Our final data loader example is written in Julia, and it shows one of the more unusual data files: text. This little example script fetches a book from Project Gutenberg, parses the text into paragraphs, and then pulls out one particular paragraph. You could easily build more on this, like text mining, sentiment analysis, and more.

#!/usr/bin/env julia

# Load Julia packages (must be installed)
using HTTP
using Gumbo
using TextAnalysis

# Function to fetch text
function fetch_text_from_url(url::String)
  response = HTTP.get(url)
  text = String(response.body)
  text = replace(text, "\r" => "")
  return text
end

# Split into paragraphs
function split_into_paragraphs(text::String)
    paragraphs = split(text, "\n\n")
    return paragraphs
end

# Return a paragraph by number
function get_paragraph_by_number(text::String, paragraph_number::Int)
  paragraphs = split_into_paragraphs(text)
  return paragraphs[paragraph_number]
end

# Text URL
url = "https://www.gutenberg.org/cache/epub/1065/pg1065.txt"

# Fetch text and access a paragraph by number
text = fetch_text_from_url(url)
paragraph_number = 29
result_paragraph = get_paragraph_by_number(text, paragraph_number)

# Print text to standard output
println(result_paragraph)

The code is available here for your perusal.

Literally any other language

The examples above are just to show a few specific pieces of code.

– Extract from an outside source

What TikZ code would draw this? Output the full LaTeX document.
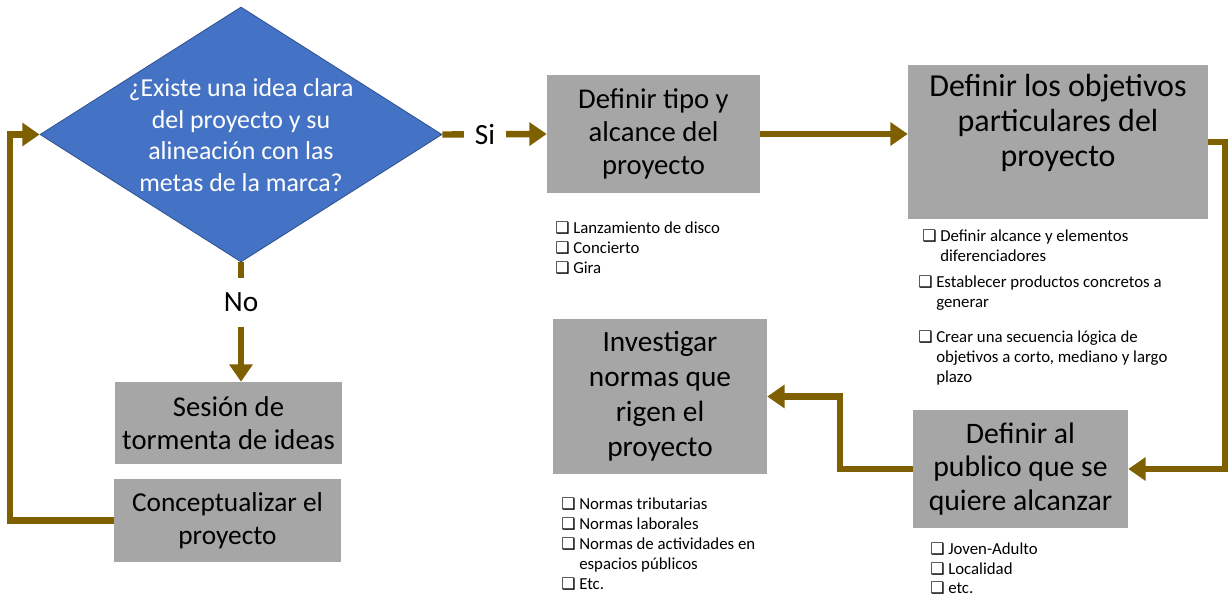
\documentclass[tikz,border=0pt]{standalone}
\usepackage{fontspec}
\setmainfont{Carlito}
\newfontfamily\dejavu{DejaVu Sans}
\usetikzlibrary{shapes.geometric,arrows.meta}
\definecolor{boxgray}{HTML}{A6A6A6}
\definecolor{dblue}{HTML}{4472C4}
\definecolor{dblueb}{HTML}{2F528F}
\definecolor{arrowc}{HTML}{7F6000}
\newcommand\cbx{\makebox[13.5pt][l]{\raisebox{0pt}[0pt][0pt]{\dejavu\fontsize{12}{12}\selectfont ❑}}}
\newcommand\indt{\hspace*{13.5pt}}
\tikzset{
  box/.style={fill=boxgray, draw=none, inner sep=0pt, align=center},
  bigtxtb/.style={align=center, inner sep=0pt, font=\fontsize{24}{26.2}\selectfont},
  listtxt/.style={anchor=north west, align=left, inner sep=0pt, font=\fontsize{12.6}{15}\selectfont},
  conn/.style={draw=arrowc, line width=4.8pt, line join=miter, -{Triangle[length=13pt,width=17pt]}},
  lbl/.style={fill=white, inner sep=2pt, font=\fontsize{22}{24}\selectfont}
}
\begin{document}
\begin{tikzpicture}[x=0.75pt,y=-0.75pt]
\useasboundingbox[fill=white] (0,0) rectangle (1232,598);

% decision diamond
\node[diamond, fill=dblue, draw=dblueb, line width=0.6pt, inner sep=0pt,
      minimum width=301.5pt, minimum height=191.25pt] (d) at (241,134.5) {};
\node[align=center, inner sep=0pt, text=white, font=\fontsize{19.4}{23.6}\selectfont] (dt) at (241,135)
  {¿Existe una idea clara\\del proyecto y su\\alineación con las\\metas de la marca?};

% boxes
\node[box, minimum width=159.75pt, minimum height=88.5pt, font=\fontsize{21.5}{25}\selectfont] (b1) at (653.5,134)
  {Definir tipo y\\alcance del\\proyecto};
\node[box, minimum width=225pt, minimum height=115.5pt] (b2) at (1058,142) {};
\node[bigtxtb] (b2t) at (1058,123) {Definir los objetivos\\particulares del\\proyecto};
\node[box, minimum width=160.5pt, minimum height=116.25pt, font=\fontsize{22}{26.2}\selectfont] (b3) at (660,396.5)
  {Investigar\\normas que\\rigen el\\proyecto};
\node[box, minimum width=161.25pt, minimum height=88.5pt, font=\fontsize{22.3}{25}\selectfont] (b4) at (1020.5,469)
  {Definir al\\publico que se\\quiere alcanzar};
\node[box, minimum width=170.25pt, minimum height=61.5pt, font=\fontsize{21.5}{25}\selectfont] (s1) at (228.5,423)
  {Sesión de\\tormenta de ideas};
\node[box, minimum width=170.25pt, minimum height=62.25pt, font=\fontsize{20.5}{25}\selectfont] (s2) at (227.5,520.5)
  {Conceptualizar el\\proyecto};

% connectors
\draw[conn] (d.east) -- (b1.west);
\node[lbl, minimum width=31.5pt] (si) at (485,134.5) {Si};
\draw[conn] (d.south) -- (d.south |- s1.north);
\node[lbl, minimum height=37pt] (no) at (241,302.5) {No};
\draw[conn] (b1.east) -- (b1.east -| b2.west);
\coordinate (c1) at (1225,142);
\draw[conn] (b2.east) -- (c1) |- (b4.east);
\coordinate (c2) at (840,469);
\draw[conn] (b4.west) -- (c2) |- (b3.east);
\coordinate (c3) at (10,520.5);
\draw[conn] (s2.west) -- (c3) |- (d.west);

% lists
\node[listtxt] (l1) at (555,222) {\cbx Lanzamiento de disco\\\cbx Concierto\\\cbx Gira};
\node[listtxt] (l2a) at (922,230) {\cbx Definir alcance y elementos\\\indt diferenciadores};
\node[listtxt] (l2b) at (918,276) {\cbx Establecer productos concretos a\\\indt generar};
\node[listtxt] (l2c) at (918,331) {\cbx Crear una secuencia lógica de\\\indt objetivos a corto, mediano y largo\\\indt plazo};
\node[listtxt] (l3) at (561,498) {\cbx Normas tributarias\\\cbx Normas laborales\\\cbx Normas de actividades en\\\indt espacios públicos\\\cbx Etc.};
\node[listtxt, font=\fontsize{12.6}{14.6}\selectfont] (l4) at (930,543) {\cbx Joven-Adulto\\\cbx Localidad\\\cbx etc.};
\end{tikzpicture}
\end{document}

Observable Framework recognizes a few file extensions by default, but you can run code in any language. One way to do this is to use a shell script as a bridge, as you saw with the DuckDB example above. If you want to make things more official, you can register your own extensions and associated interpreters. As of this writing, the list of languages that are supported by default includes JavaScript, TypeScript, Python, R, Rust, Go, Java, Julia, PHP, shell scripts, and even binaries.

Go ahead, and try it yourself in a Framework project, it’s easy to get started! Whatever process or pipeline you want to use to access, process, or model your data is available now, and can power fast, interactive data apps that don’t make your users wait.